Surtout, bien que réélu en 2015, Ouattara n’a pas su, pu ou voulu mettre en actes la petite musique de la « réconciliation nationale » restée à ce jour, pour l’essentiel, une simple formule destinée à rassurer la fameuse « communauté internationale » qui ne lui avait pas mégoté sur son soutien lors de la crise électorale de 2010. Si les investisseurs étrangers sont bien revenus, certains commencent à douter de la solidité du « miracle ivoirien » à moyen terme. Malgré une pacification apparente, les tensions intercommunautaires restent vives et le clan des vainqueurs de 2011 est lui-même déchiré par les guerres intestines. Depuis des mois ainsi, les ex-rebelles du Nord, alliés décisifs (avec la France…) de Ouattara en 2011, réclament le prix de leur engagement militaire à ses côtés. A la suite de plusieurs mutineries, en janvier et mai dernier, plus de 8000 d’entre eux, intégrés dans les Forces républicaines de Côte d’Ivoire (FRCI) ont finalement touché une prime de 18 000 euros.

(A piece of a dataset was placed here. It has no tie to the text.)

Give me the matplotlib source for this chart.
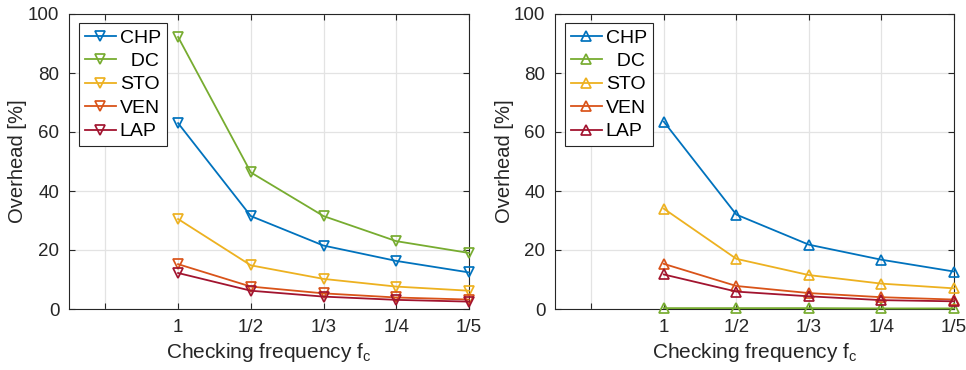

Mais ceux qui ont été démobilisés sans autre contrepartie sont à leur tour entrés dans la danse, volant des armes ou attaquant une gendarmerie à la veille même de l’ouverture des Jeux. La présence de 10 000 policiers, gendarmes et militaires pendant toute la durée des Jeux a probablement dissuadé les plus remontés d’entre eux de tenter un coup d’éclat mais qu’en sera-t-il demain ? Nommé à la Défense courant juillet, l’ancien ministre de l’Intérieur Hamed Bakayoko, un des piliers du régime, en a appelé à la « loyauté » et à la « discipline » de l’armée. Même si Ouattara le trouve encore un peu jeune (61 ans…) pour lui succéder, lui songe déjà à la prochaine échéance électorale, la présidentielle de 2020.
L'ambitieux Guillaume Soro
Mais sur la route menant à la fonction suprême un autre ambitieux entend désormais jouer sa propre partition : Guillaume Soro, l’ancien chef de la rébellion anti-Gbagbo et actuel président de l’Assemblée nationale. Soro, que l’on dit plutôt bien vu du côté de l’Elysée, a pris peu à peu ses distances avec la présidence Ouattara et réclame désormais à tue-tête… la libération des prisonniers politiques pro-Gbagbo pour en finir avec « la justice des vainqueurs. » Mieux : celui qui fut l’ennemi mortel de l’ancien président vient il y a peu de lui demander pardon pour les « erreurs » commises en 2002 (la sécession de fait du pays), draguant ouvertement son électorat comme celui du PDCI d’Henri Konan Bédié, le vieux parti fondateur de la Côte d’Ivoire moderne. La guerre de succession ne fait que commencer mais elle sent déjà la poudre."